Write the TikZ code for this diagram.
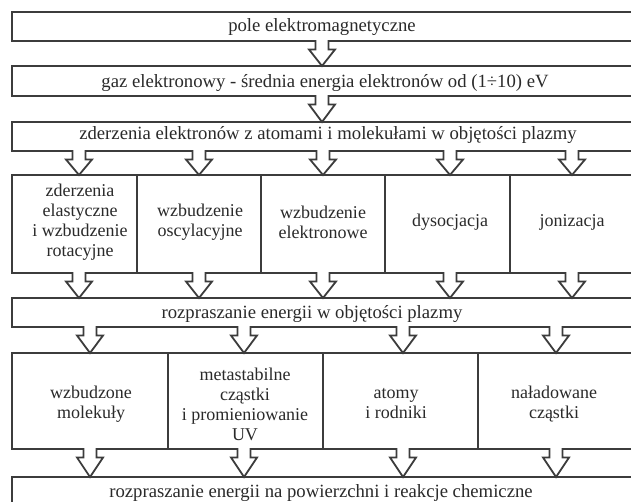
\documentclass[tikz,border=0pt]{standalone}
\usepackage{fontspec}
\setmainfont{Liberation Serif}
\usetikzlibrary{calc}
\definecolor{linec}{HTML}{3C3C3C}
\definecolor{textc}{HTML}{2A2A2A}
% hollow block arrow at x=#1 (px) from the bottom of node #2 to the top of node #3
\newcommand\blockarrow[3]{%
  \fill[white] let \p1=(#2.south), \p2=(#3.north) in
    ({#1pt-6.5pt},{\y1+1.3pt}) -- ({#1pt-6.5pt},{\y1-8.5pt}) -- ({#1pt-13pt},{\y1-8.5pt})
    -- ({#1pt},{\y2+1pt}) -- ({#1pt+13pt},{\y1-8.5pt}) -- ({#1pt+6.5pt},{\y1-8.5pt})
    -- ({#1pt+6.5pt},{\y1+1.3pt}) -- cycle;
  \draw[arr] let \p1=(#2.south), \p2=(#3.north) in
    ({#1pt-6.5pt},{\y1+0.85pt}) -- ({#1pt-6.5pt},{\y1-8.5pt}) -- ({#1pt-13pt},{\y1-8.5pt})
    -- ({#1pt},{\y2}) -- ({#1pt+13pt},{\y1-8.5pt}) -- ({#1pt+6.5pt},{\y1-8.5pt})
    -- ({#1pt+6.5pt},{\y1+0.85pt});
}
\begin{document}
\begin{tikzpicture}[x=1pt,y=-1pt,
  boxst/.style={draw=linec,line width=1.8pt,fill=white,inner sep=0pt,outer sep=0pt,anchor=north west},
  arr/.style={draw=linec,line width=1.8pt,line join=miter},
  lbl/.style={text=textc,font=\fontsize{18.7}{20}\selectfont,align=center,inner sep=0pt},
  clbl/.style={text=textc,font=\fontsize{18}{20}\selectfont,align=center,inner sep=0pt}]
\useasboundingbox (0,0) rectangle (631,502);
\fill[white] (0,0) rectangle (631,502);
% single boxes
\node[boxst,minimum width=622pt,minimum height=29pt] (b1) at (12,12) {};
\node[boxst,minimum width=622pt,minimum height=30pt] (b2) at (12,66) {};
\node[boxst,minimum width=622pt,minimum height=29pt] (b3) at (12,122) {};
\node[boxst,minimum width=622pt,minimum height=29pt] (b5) at (12,298) {};
\node[boxst,minimum width=622pt,minimum height=40pt] (b6) at (12,477) {};
% row of five
\node[boxst,minimum width=125pt,minimum height=98pt] (c1) at (12,175) {};
\node[boxst,minimum width=124pt,minimum height=98pt] (c2) at (137,175) {};
\node[boxst,minimum width=124pt,minimum height=98pt] (c3) at (261,175) {};
\node[boxst,minimum width=125pt,minimum height=98pt] (c4) at (385,175) {};
\node[boxst,minimum width=124pt,minimum height=98pt] (c5) at (510,175) {};
% row of four
\node[boxst,minimum width=156pt,minimum height=96pt] (d1) at (12,353) {};
\node[boxst,minimum width=155pt,minimum height=96pt] (d2) at (168,353) {};
\node[boxst,minimum width=155pt,minimum height=96pt] (d3) at (323,353) {};
\node[boxst,minimum width=156pt,minimum height=96pt] (d4) at (478,353) {};
% arrows
\blockarrow{322}{b1}{b2}
\blockarrow{322}{b2}{b3}
\blockarrow{79}{b3}{c1}
\blockarrow{199}{b3}{c2}
\blockarrow{323}{b3}{c3}
\blockarrow{450}{b3}{c4}
\blockarrow{572}{b3}{c5}
\blockarrow{79}{c1}{b5}
\blockarrow{199}{c2}{b5}
\blockarrow{323}{c3}{b5}
\blockarrow{450}{c4}{b5}
\blockarrow{572}{c5}{b5}
\blockarrow{90}{b5}{d1}
\blockarrow{244}{b5}{d2}
\blockarrow{403}{b5}{d3}
\blockarrow{556}{b5}{d4}
\blockarrow{90}{d1}{b6}
\blockarrow{244}{d2}{b6}
\blockarrow{403}{d3}{b6}
\blockarrow{556}{d4}{b6}
% texts
\node[lbl,anchor=base] (t1) at (322,32) {pole elektromagnetyczne};
\node[lbl,anchor=base] (t2) at (325,88) {gaz elektronowy - średnia energia elektronów od (1÷10) eV};
\node[lbl,anchor=base] (t3) at (328,140) {zderzenia elektronów z atomami i molekułami w objętości plazmy};
\node[lbl,anchor=base] (t5) at (312,318) {rozpraszanie energii w objętości plazmy};
\node[lbl,anchor=base] (t6) at (321,497) {rozpraszanie energii na powierzchni i reakcje chemiczne};
\node[clbl] (tc1) at (80,222.5) {zderzenia\\elastyczne\\i wzbudzenie\\rotacyjne};
\node[clbl] (tc2) at (200,222.5) {wzbudzenie\\oscylacyjne};
\node[clbl] (tc3) at (323,222.5) {wzbudzenie\\elektronowe};
\node[clbl] (tc4) at (450,222.5) {dysocjacja};
\node[clbl] (tc5) at (572,222.5) {jonizacja};
\node[clbl] (td1) at (91,404) {wzbudzone\\molekuły};
\node[clbl] (td2) at (245,404) {metastabilne\\cząstki\\i promieniowanie\\UV};
\node[clbl] (td3) at (396,404) {atomy\\i rodniki};
\node[clbl] (td4) at (554,404) {naładowane\\cząstki};
\end{tikzpicture}
\end{document}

**Instructions for the task**. Return the whole listing, word for word, and leave out every picture.

**Solved exercise**.
Write the TikZ code for this diagram.
\documentclass[tikz,border=0pt]{standalone}
\usepackage{fontspec}
\setmainfont{Liberation Serif}
\usetikzlibrary{calc}
\definecolor{linec}{HTML}{3C3C3C}
\definecolor{textc}{HTML}{2A2A2A}
% hollow block arrow at x=#1 (px) from the bottom of node #2 to the top of node #3
\newcommand\blockarrow[3]{%
  \fill[white] let \p1=(#2.south), \p2=(#3.north) in
    ({#1pt-6.5pt},{\y1+1.3pt}) -- ({#1pt-6.5pt},{\y1-8.5pt}) -- ({#1pt-13pt},{\y1-8.5pt})
    -- ({#1pt},{\y2+1pt}) -- ({#1pt+13pt},{\y1-8.5pt}) -- ({#1pt+6.5pt},{\y1-8.5pt})
    -- ({#1pt+6.5pt},{\y1+1.3pt}) -- cycle;
  \draw[arr] let \p1=(#2.south), \p2=(#3.north) in
    ({#1pt-6.5pt},{\y1+0.85pt}) -- ({#1pt-6.5pt},{\y1-8.5pt}) -- ({#1pt-13pt},{\y1-8.5pt})
    -- ({#1pt},{\y2}) -- ({#1pt+13pt},{\y1-8.5pt}) -- ({#1pt+6.5pt},{\y1-8.5pt})
    -- ({#1pt+6.5pt},{\y1+0.85pt});
}
\begin{document}
\begin{tikzpicture}[x=1pt,y=-1pt,
  boxst/.style={draw=linec,line width=1.8pt,fill=white,inner sep=0pt,outer sep=0pt,anchor=north west},
  arr/.style={draw=linec,line width=1.8pt,line join=miter},
  lbl/.style={text=textc,font=\fontsize{18.7}{20}\selectfont,align=center,inner sep=0pt},
  clbl/.style={text=textc,font=\fontsize{18}{20}\selectfont,align=center,inner sep=0pt}]
\useasboundingbox (0,0) rectangle (631,502);
\fill[white] (0,0) rectangle (631,502);
% single boxes
\node[boxst,minimum width=622pt,minimum height=29pt] (b1) at (12,12) {};
\node[boxst,minimum width=622pt,minimum height=30pt] (b2) at (12,66) {};
\node[boxst,minimum width=622pt,minimum height=29pt] (b3) at (12,122) {};
\node[boxst,minimum width=622pt,minimum height=29pt] (b5) at (12,298) {};
\node[boxst,minimum width=622pt,minimum height=40pt] (b6) at (12,477) {};
% row of five
\node[boxst,minimum width=125pt,minimum height=98pt] (c1) at (12,175) {};
\node[boxst,minimum width=124pt,minimum height=98pt] (c2) at (137,175) {};
\node[boxst,minimum width=124pt,minimum height=98pt] (c3) at (261,175) {};
\node[boxst,minimum width=125pt,minimum height=98pt] (c4) at (385,175) {};
\node[boxst,minimum width=124pt,minimum height=98pt] (c5) at (510,175) {};
% row of four
\node[boxst,minimum width=156pt,minimum height=96pt] (d1) at (12,353) {};
\node[boxst,minimum width=155pt,minimum height=96pt] (d2) at (168,353) {};
\node[boxst,minimum width=155pt,minimum height=96pt] (d3) at (323,353) {};
\node[boxst,minimum width=156pt,minimum height=96pt] (d4) at (478,353) {};
% arrows
\blockarrow{322}{b1}{b2}
\blockarrow{322}{b2}{b3}
\blockarrow{79}{b3}{c1}
\blockarrow{199}{b3}{c2}
\blockarrow{323}{b3}{c3}
\blockarrow{450}{b3}{c4}
\blockarrow{572}{b3}{c5}
\blockarrow{79}{c1}{b5}
\blockarrow{199}{c2}{b5}
\blockarrow{323}{c3}{b5}
\blockarrow{450}{c4}{b5}
\blockarrow{572}{c5}{b5}
\blockarrow{90}{b5}{d1}
\blockarrow{244}{b5}{d2}
\blockarrow{403}{b5}{d3}
\blockarrow{556}{b5}{d4}
\blockarrow{90}{d1}{b6}
\blockarrow{244}{d2}{b6}
\blockarrow{403}{d3}{b6}
\blockarrow{556}{d4}{b6}
% texts
\node[lbl,anchor=base] (t1) at (322,32) {pole elektromagnetyczne};
\node[lbl,anchor=base] (t2) at (325,88) {gaz elektronowy - średnia energia elektronów od (1÷10) eV};
\node[lbl,anchor=base] (t3) at (328,140) {zderzenia elektronów z atomami i molekułami w objętości plazmy};
\node[lbl,anchor=base] (t5) at (312,318) {rozpraszanie energii w objętości plazmy};
\node[lbl,anchor=base] (t6) at (321,497) {rozpraszanie energii na powierzchni i reakcje chemiczne};
\node[clbl] (tc1) at (80,222.5) {zderzenia\\elastyczne\\i wzbudzenie\\rotacyjne};
\node[clbl] (tc2) at (200,222.5) {wzbudzenie\\oscylacyjne};
\node[clbl] (tc3) at (323,222.5) {wzbudzenie\\elektronowe};
\node[clbl] (tc4) at (450,222.5) {dysocjacja};
\node[clbl] (tc5) at (572,222.5) {jonizacja};
\node[clbl] (td1) at (91,404) {wzbudzone\\molekuły};
\node[clbl] (td2) at (245,404) {metastabilne\\cząstki\\i promieniowanie\\UV};
\node[clbl] (td3) at (396,404) {atomy\\i rodniki};
\node[clbl] (td4) at (554,404) {naładowane\\cząstki};
\end{tikzpicture}
\end{document}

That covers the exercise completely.